Après avoir été chargé quelque temps d’un cours d’histoire au collége de Charlemagne et à celui d’Henri IV, Charles Labitte avait été envoyé à la faculté de Rennes par M. Cousin (avril 1840), pour y remplir, provisoirement d’abord, la chaire de littérature étrangère, dont il devint plus tard titulaire. Ses études, déjà si étendues, durent à l’instant s’élargir encore ; il fallut suffire en peu de semaines à ces nouvelles fonctions, et faire face à un enseignement imprévu. Ces brusques et vigoureuses expéditions, où l’on pousse à toute bride la pensée, sont comme la guerre, et elles dévorent aussi bien des esprits. Le jeune professeur partit pour Rennes, non sans s’être auparavant muni des conseils et des bons secours de M. Fauriel, le maître et le guide par excellence en ces domaines étrangers. Du premier jour, il aborda résolument son sujet par les hauteurs et par les sources, c’est-à-dire par Dante et par les origines de la Divine Comédie. On a le résultat de ces leçons dans un curieux travail (la Divine Comédie avant Dante[1], où il expose toutes les visions mystiques analogues, tirées des légendaires et agiographes les plus obscurs. M. Ozanam et lui semblaient s’être piqués d’émulation pour creuser et épuiser la veine étrange. On a dit de cette spirituelle dissertation, devenue l’une des préfaces naturelles du pèlerinage dantesque, que c’était une histoire complète de l’infini tel qu’on se le figurait en ces âges crépusculaires : « Hélas ![2] trois ans à peine s’étaient écoulés, et lui-même allait être initié à ces secrets de la mort, où il semble que, par un triste pressentiment, il s’était plu à s’arrêter avec une curiosité mélancolique. » Il allait savoir le dernier mot (s’il est permis !) de la vie terrestre, de cette sorte de vision aussi qu’on a non moins justement appelée le songe incompréhensible.

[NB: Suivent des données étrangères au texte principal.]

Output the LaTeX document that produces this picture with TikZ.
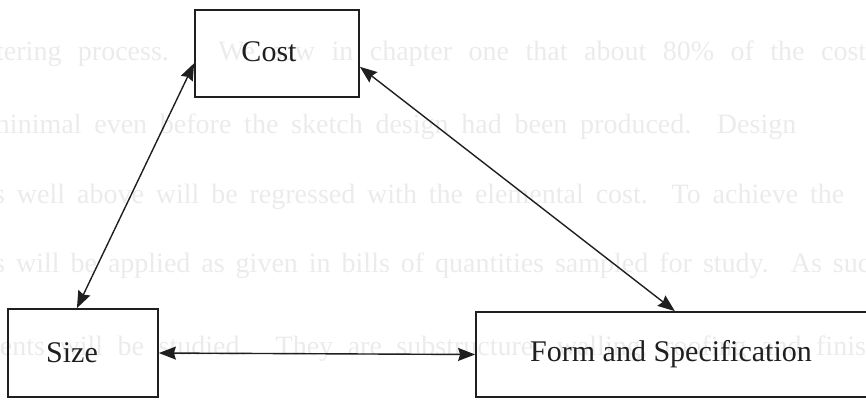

Obligé, d’après les conditions universitaires, d’obtenir le grade de docteur ès-lettres, Charles Labitte prit pour sujet de thèse une période fameuse de notre histoire politique, qui s’étendit aussitôt sous sa plume jusqu’à former le volume intitulé : De la Démocratie chez les Prédicateurs de la Ligue (1841). En s’arrêtant à ce choix ingénieux et qui n’était pas sans à-propos dans le voisinage de la Sorbonne, l’auteur ne faisait qu’isoler et développer une des branches de cet ancien premier travail, resté inachevé, sur les sermonnaires. C’en était peut-être le plus piquant épisode,

  1. Revue des Deux Mondes, livraison du 1er septembre 1842.
  2. J’emprunte ici les paroles de M. Charles Louandre, dans son article du Journal d’Abbeville (30 septembre 1845).